Collected material:
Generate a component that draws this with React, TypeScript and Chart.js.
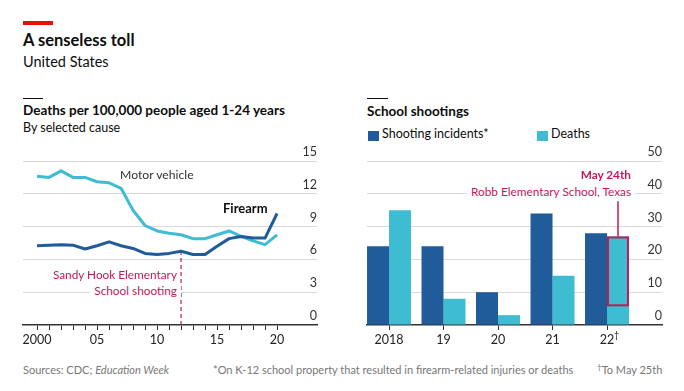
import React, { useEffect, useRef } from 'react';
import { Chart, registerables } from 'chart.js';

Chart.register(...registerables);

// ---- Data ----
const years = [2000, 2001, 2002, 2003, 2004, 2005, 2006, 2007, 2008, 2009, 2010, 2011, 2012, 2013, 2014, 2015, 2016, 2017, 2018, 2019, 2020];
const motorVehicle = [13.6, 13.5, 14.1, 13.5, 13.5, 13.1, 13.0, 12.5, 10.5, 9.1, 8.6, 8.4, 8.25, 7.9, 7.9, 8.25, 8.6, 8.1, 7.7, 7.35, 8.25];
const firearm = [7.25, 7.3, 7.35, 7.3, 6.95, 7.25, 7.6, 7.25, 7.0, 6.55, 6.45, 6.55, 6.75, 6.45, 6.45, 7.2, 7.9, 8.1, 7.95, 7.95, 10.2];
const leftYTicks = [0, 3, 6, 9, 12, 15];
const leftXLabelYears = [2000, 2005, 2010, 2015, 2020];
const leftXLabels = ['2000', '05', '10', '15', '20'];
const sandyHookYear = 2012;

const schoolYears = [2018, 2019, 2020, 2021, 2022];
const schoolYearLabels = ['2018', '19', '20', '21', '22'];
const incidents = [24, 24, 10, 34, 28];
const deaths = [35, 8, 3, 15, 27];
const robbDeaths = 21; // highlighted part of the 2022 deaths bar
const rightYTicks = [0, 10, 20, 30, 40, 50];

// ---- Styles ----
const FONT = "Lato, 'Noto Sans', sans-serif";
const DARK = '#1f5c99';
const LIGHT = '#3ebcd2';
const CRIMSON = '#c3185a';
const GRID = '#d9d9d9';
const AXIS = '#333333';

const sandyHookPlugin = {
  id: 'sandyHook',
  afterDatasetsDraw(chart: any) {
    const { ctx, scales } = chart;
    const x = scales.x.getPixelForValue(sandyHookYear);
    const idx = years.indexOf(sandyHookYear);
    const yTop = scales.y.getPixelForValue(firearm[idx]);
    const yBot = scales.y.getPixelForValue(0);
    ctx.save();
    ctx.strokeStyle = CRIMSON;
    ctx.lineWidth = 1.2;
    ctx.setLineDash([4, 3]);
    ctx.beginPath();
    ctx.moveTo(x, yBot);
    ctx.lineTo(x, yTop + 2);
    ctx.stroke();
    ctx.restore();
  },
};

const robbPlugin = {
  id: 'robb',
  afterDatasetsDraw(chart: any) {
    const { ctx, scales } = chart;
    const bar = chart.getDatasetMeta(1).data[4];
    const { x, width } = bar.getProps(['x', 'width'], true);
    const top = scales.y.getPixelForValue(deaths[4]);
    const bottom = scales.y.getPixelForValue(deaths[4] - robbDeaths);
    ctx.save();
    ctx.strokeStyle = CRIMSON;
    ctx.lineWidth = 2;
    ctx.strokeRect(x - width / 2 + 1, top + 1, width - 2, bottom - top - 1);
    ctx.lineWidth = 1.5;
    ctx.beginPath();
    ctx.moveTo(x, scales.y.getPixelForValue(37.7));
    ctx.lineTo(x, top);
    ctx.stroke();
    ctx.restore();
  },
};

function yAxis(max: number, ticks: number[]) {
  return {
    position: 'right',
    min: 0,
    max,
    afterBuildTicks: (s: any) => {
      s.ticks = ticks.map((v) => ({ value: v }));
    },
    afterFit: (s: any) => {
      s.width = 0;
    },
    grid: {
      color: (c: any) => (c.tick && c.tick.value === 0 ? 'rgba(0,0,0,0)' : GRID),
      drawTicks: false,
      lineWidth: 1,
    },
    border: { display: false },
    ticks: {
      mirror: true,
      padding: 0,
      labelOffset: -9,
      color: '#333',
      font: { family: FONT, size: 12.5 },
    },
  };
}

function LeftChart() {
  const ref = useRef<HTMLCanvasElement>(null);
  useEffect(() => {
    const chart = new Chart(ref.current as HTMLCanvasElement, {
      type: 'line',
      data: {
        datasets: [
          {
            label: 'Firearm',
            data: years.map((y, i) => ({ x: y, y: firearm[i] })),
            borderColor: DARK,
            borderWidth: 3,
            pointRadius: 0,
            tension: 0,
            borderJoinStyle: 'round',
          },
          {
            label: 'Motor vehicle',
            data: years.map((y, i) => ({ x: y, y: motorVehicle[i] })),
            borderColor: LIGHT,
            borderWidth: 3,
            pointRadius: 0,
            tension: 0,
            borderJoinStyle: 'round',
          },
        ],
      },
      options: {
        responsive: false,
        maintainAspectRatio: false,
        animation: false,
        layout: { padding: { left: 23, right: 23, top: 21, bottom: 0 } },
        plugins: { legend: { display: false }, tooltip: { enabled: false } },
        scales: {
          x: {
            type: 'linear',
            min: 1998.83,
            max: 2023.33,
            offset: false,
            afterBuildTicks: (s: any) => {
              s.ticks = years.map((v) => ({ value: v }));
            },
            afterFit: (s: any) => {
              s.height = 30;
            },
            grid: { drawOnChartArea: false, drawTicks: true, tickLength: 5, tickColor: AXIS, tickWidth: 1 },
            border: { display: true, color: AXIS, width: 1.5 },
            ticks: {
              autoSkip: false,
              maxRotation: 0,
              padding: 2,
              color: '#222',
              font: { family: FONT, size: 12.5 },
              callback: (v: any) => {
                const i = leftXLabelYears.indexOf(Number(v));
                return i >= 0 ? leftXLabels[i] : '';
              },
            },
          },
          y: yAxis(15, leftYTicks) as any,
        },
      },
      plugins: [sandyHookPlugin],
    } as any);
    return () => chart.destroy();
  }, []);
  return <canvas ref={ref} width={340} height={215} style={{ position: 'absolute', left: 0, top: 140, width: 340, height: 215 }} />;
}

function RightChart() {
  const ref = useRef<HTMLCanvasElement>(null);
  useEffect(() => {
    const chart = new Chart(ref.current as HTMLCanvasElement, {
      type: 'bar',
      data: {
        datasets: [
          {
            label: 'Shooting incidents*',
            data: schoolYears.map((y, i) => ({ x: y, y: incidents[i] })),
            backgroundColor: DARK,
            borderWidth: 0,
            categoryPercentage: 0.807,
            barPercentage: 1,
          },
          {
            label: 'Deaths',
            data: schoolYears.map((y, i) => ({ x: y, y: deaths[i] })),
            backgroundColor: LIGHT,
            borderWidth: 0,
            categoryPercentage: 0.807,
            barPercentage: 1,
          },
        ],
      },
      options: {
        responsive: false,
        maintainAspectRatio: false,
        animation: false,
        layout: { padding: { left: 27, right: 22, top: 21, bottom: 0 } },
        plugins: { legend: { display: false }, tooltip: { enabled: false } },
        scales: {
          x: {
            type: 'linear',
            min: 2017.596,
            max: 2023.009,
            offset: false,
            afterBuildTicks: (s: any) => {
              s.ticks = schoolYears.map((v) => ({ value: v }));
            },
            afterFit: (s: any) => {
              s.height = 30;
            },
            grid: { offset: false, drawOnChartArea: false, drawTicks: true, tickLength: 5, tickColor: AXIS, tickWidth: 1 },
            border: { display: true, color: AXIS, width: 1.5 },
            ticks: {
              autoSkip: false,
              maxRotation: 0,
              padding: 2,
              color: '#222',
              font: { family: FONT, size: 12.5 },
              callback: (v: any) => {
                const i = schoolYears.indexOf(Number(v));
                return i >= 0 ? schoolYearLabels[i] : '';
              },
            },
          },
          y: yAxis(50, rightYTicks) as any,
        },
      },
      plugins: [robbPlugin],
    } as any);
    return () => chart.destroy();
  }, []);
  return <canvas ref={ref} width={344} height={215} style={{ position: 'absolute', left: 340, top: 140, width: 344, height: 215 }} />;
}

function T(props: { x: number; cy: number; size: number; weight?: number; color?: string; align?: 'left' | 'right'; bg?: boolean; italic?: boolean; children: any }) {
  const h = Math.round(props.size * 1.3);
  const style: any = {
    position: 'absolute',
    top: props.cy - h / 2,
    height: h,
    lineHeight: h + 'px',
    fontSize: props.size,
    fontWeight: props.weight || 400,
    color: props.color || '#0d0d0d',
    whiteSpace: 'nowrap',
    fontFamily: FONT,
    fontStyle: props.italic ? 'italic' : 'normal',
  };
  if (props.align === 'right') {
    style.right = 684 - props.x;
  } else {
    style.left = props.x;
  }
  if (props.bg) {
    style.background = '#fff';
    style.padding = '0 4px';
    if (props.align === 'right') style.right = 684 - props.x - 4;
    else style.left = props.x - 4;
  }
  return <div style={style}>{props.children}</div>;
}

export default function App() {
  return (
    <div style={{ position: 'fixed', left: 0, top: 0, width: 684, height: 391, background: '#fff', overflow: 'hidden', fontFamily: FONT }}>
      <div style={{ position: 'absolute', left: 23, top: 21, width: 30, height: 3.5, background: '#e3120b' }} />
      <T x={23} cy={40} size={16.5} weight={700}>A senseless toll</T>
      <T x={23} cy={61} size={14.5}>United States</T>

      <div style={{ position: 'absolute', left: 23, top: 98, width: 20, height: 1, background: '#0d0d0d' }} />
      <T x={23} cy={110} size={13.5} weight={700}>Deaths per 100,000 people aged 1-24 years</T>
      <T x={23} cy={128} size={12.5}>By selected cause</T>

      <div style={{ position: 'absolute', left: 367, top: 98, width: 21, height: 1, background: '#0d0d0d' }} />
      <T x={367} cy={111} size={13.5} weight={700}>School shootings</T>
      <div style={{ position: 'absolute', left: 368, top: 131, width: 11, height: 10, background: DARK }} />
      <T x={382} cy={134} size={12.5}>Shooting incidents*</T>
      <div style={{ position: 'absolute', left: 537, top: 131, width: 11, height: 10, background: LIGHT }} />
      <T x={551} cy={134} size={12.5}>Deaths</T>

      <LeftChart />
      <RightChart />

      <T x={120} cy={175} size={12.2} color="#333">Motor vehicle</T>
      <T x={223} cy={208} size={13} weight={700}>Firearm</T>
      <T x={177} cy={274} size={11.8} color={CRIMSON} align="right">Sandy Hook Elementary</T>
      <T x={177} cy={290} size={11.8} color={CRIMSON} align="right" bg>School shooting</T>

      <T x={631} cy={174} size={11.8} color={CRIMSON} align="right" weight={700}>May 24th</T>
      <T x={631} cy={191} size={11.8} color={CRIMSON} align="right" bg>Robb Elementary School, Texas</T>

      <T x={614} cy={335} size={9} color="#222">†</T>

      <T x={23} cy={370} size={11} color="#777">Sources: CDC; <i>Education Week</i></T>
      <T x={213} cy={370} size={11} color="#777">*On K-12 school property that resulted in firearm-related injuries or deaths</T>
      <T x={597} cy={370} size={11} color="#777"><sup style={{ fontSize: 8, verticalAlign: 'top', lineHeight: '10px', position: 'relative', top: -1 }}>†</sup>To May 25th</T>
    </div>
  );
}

Task requirements: From the first line above through the line containing "Chart.register(...registerables);", copy everything exactly, without the pictures.

Result:
Generate a component that draws this with React, TypeScript and Chart.js.
import React, { useEffect, useRef } from 'react';
import { Chart, registerables } from 'chart.js';

Chart.register(...registerables);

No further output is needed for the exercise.